The MLA prohibits creditors from charging more than a 36 percent “military annual percentage rate” (“MAPR”) on credit transactions to covered persons. It also, among other requirements and restrictions, prohibits taking the title to a motor vehicle as security for a credit transaction, unless the creditor is a federal or state bank, savings association, or credit union. However, the MLA exempts several types of transactions from those restrictions, including a credit transaction to finance the purchase of a motor vehicle or other personal property when the credit is secured by that vehicle or property.

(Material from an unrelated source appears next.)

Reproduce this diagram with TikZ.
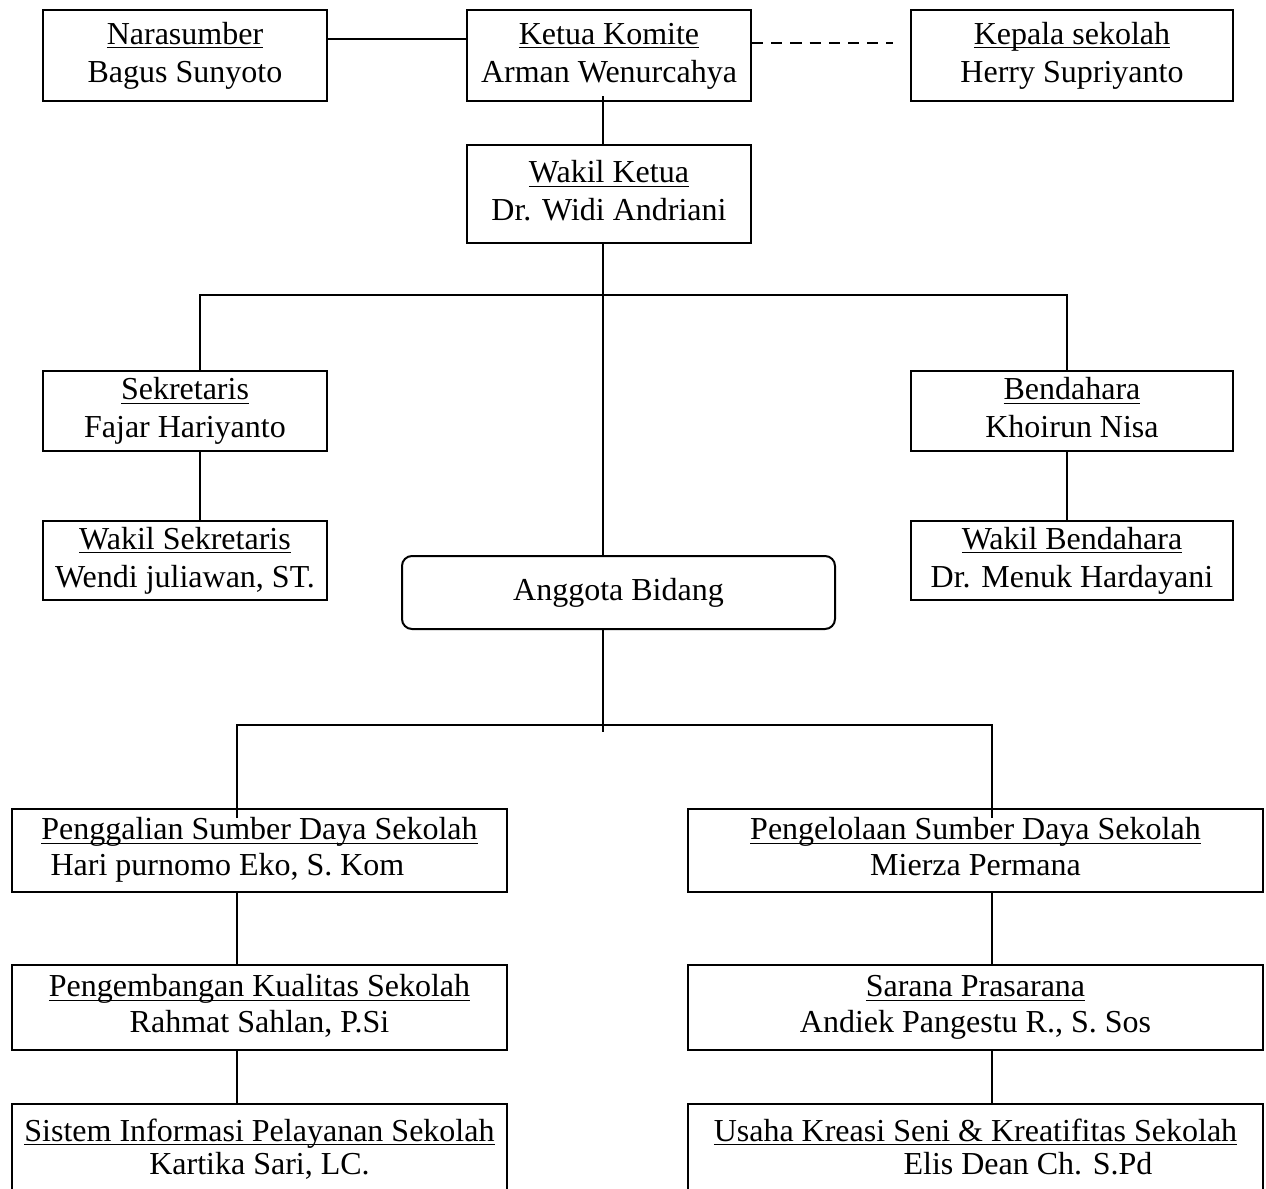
\documentclass[tikz,border=0pt]{standalone}
\usepackage{fontspec}
\setmainfont{Liberation Serif}
\newcommand{\jab}[2]{\strut\underline{\smash{#1}}\\#2\strut}
\usetikzlibrary{positioning}

\begin{document}
\begin{tikzpicture}[
        box/.style={draw, line width=0.75pt, align=center, inner sep=0pt,
            font=\fontsize{12pt}{14.25pt}\selectfont},
        sempit/.style={box, minimum width=106.5pt},
        lebar/.style={box, minimum width=120.75pt},
        kiri/.style={box, minimum width=185.625pt},
        kanan/.style={box, minimum width=215.625pt},
        jarak36/.style={font=\fontsize{12pt}{13.5pt}\selectfont},
        jarak30/.style={font=\fontsize{12pt}{11.25pt}\selectfont},
        garis/.style={line width=0.75pt}]

        \useasboundingbox (-69.375pt, 20.8125pt) rectangle (405.375pt, -425.0625pt);
        \clip (-69.375pt, 20.8125pt) rectangle (405.375pt, -425.0625pt);

        % Pengurus inti
        \node[sempit, minimum height=34.125pt] (nara) at (0, 0)
        {\jab{Narasumber}{Bagus Sunyoto}};
        \node[sempit, minimum height=34.125pt] (ketua) [right=51.75pt of nara]
        {\jab{Ketua Komite}{Arman Wenurcahya}};
        \node[lebar, minimum height=34.125pt] (kepala) [right=59.25pt of ketua]
        {\jab{Kepala sekolah}{Herry Supriyanto}};
        \node[sempit, minimum height=36.75pt] (wakil) [below=15.75pt of ketua]
        {\jab{Wakil Ketua}{Dr. Widi Andriani}};

        \node[sempit, minimum height=30pt] (sek) [below=100.5pt of nara]
        {\jab{Sekretaris}{Fajar Hariyanto}};
        \node[sempit, minimum height=29.625pt] (wsek) [below=25.5pt of sek]
        {\jab{Wakil Sekretaris}{Wendi juliawan, ST.}};
        \node[lebar, minimum height=30pt] (bend) [below=100.5pt of kepala]
        {\jab{Bendahara}{Khoirun Nisa}};
        \node[lebar, minimum height=29.625pt] (wbend) [below=25.5pt of bend]
        {\jab{Wakil Bendahara}{Dr. Menuk Hardayani}};

        \node[box, rounded corners=3.75pt, minimum width=162.375pt,
            minimum height=27.375pt] (ang) [below=116.625pt of wakil, xshift=3.5625pt]
        {Anggota Bidang};

        % Bidang-bidang
        \node[kiri, jarak36, minimum height=31.125pt] (gali) [below=66.75pt of ang, xshift=-134.625pt]
        {\jab{Penggalian Sumber Daya Sekolah}{Hari purnomo Eko, S. Kom\hspace*{24pt}}};
        \node[kanan, jarak36, minimum height=31.125pt] (kelola) [right=67.125pt of gali]
        {\jab{Pengelolaan Sumber Daya Sekolah}{Mierza Permana}};
        \node[kiri, jarak36, minimum height=31.875pt] (kembang) [below=26.625pt of gali]
        {\jab{Pengembangan Kualitas Sekolah}{Rahmat Sahlan, P.Si}};
        \node[kanan, jarak36, minimum height=31.875pt] (sarana) [below=26.625pt of kelola]
        {\jab{Sarana Prasarana}{Andiek Pangestu R., S. Sos}};
        \node[kiri, jarak30, minimum height=52.5pt] (sistem) [below=19.5pt of kembang]
        {\jab{Sistem Informasi Pelayanan Sekolah}{Kartika Sari, LC.\rule[-19.875pt]{0pt}{0pt}}};
        \node[kanan, jarak30, minimum height=52.5pt] (usaha) [below=19.5pt of sarana]
        {\jab{Usaha Kreasi Seni \& Kreatifitas Sekolah}{\hspace*{39.4pt}Elis Dean Ch. S.Pd\rule[-19.875pt]{0pt}{0pt}}};

        \begin{scope}[garis]
            \draw ([yshift=6.1875pt]nara.east) -- ([yshift=6.1875pt]ketua.west);
            \draw[line width=0.9pt, dash pattern=on 4.2pt off 3pt, shorten >=6.4pt]
                ([yshift=4.6875pt]ketua.east) -- ([yshift=4.6875pt]kepala.west);
            \draw ([xshift=-2.25pt, yshift=2.25pt]ketua.south) -- ([xshift=-2.25pt]wakil.north);
            \draw ([xshift=-2.25pt]wakil.south) -- ([xshift=-5.8125pt]ang.north);
            \draw ([xshift=5.625pt]sek.north)
                |- ([xshift=-2.25pt, yshift=-19.125pt]wakil.south)
                -| ([xshift=-1.875pt]bend.north);
            \draw ([xshift=5.625pt]sek.south) -- ([xshift=5.625pt]wsek.north);
            \draw ([xshift=-1.875pt]bend.south) -- ([xshift=-1.875pt]wbend.north);

            \draw ([xshift=-8.4375pt, yshift=-3.75pt]gali.north)
                |- ([xshift=-5.8125pt, yshift=-35.625pt]ang.south)
                -| ([xshift=6.1875pt, yshift=-3.75pt]kelola.north);
            \draw ([xshift=-5.8125pt]ang.south) -- ++(0, -38.25pt);
            \draw ([xshift=-8.4375pt]gali.south) -- ([xshift=-8.4375pt]kembang.north);
            \draw ([xshift=-8.4375pt]kembang.south) -- ([xshift=-8.4375pt]sistem.north);
            \draw ([xshift=6.1875pt]kelola.south) -- ([xshift=6.1875pt]sarana.north);
            \draw ([xshift=6.1875pt]sarana.south) -- ([xshift=6.1875pt]usaha.north);
        \end{scope}

\end{tikzpicture}
\end{document}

In addition to regulations, in 2016 the DoD issued interpretive guidance on the MLA in the form of questions and answers, and amended that guidance in 2017. One question-and-answer in the 2016 guidance (“Q&A #2”) advised that when a lender extends credit in excess of an item’s purchase price (such as a hybrid purchase-money and cash-advance loan), the loan is not exempt from the MLA. Initially, Q&A #2 was limited to secured personal property loans. However, in the 2017 amendments mentioned above, the DoD stated that the interpretation applied to secured motor vehicle loans, too. (See Mayer Brown’s Legal Update on the 2017 amendments and other updates.)

Accordingly, based on the 2017 Q&A #2, an auto purchase loan that included GAP insurance would not be exempt from the MLA or its regulations, unless the lender was a depository institution. Since those loans would be deemed subject to the MLA, they would not only be subject to the 36% MAPR limitation, but also to the prohibition against securing the transaction with the vehicle’s title. That interpretation effectively forced certain creditors to choose either not to finance (or not to offer) GAP products, or not to secure the loan with an interest in the vehicle’s title. Some also argued that the 2017 Q&A #2 was a change in interpretation that the agency should have applied only prospectively, and it should not apply to existing auto loans with GAP insurance.

DoD Updates to MLA Guidance

On February 28, 2020, the DoD withdrew the 2017 Q&A #2, reverting to its original version. It expressly applies only to credit for the purpose of purchasing personal property (and not a motor vehicle), where the creditor simultaneously extends credit in an amount greater than the purchase price. The 2020 Q&A #2 answers that a personal property loans is exempt if the transaction is expressly intended to finance only the acquisition of that property when the credit is secured by the property, and not if the loan also secures an additional cash advance. The Q&A no longer expressly applies to motor vehicle loans.

The new guidance will likely lead to increased servicemember access to GAP insurance and other credit-related products in connection with auto loans. The DoD stated that it found merit in creditors’ concern over their ability to technically comply with the MLA and its regulations as interpreted, although the agency stated that it plans to conduct additional analysis related to those concerns.

New Q&A #21

As a part of the February 2020 update, the DoD also added Q&A #21. The new Q&A clarifies that when an individual does not have a social security number, a creditor may use the individual’s taxpayer identification number to determine if the individual is a covered borrower for MLA purposes in the DoD’s database.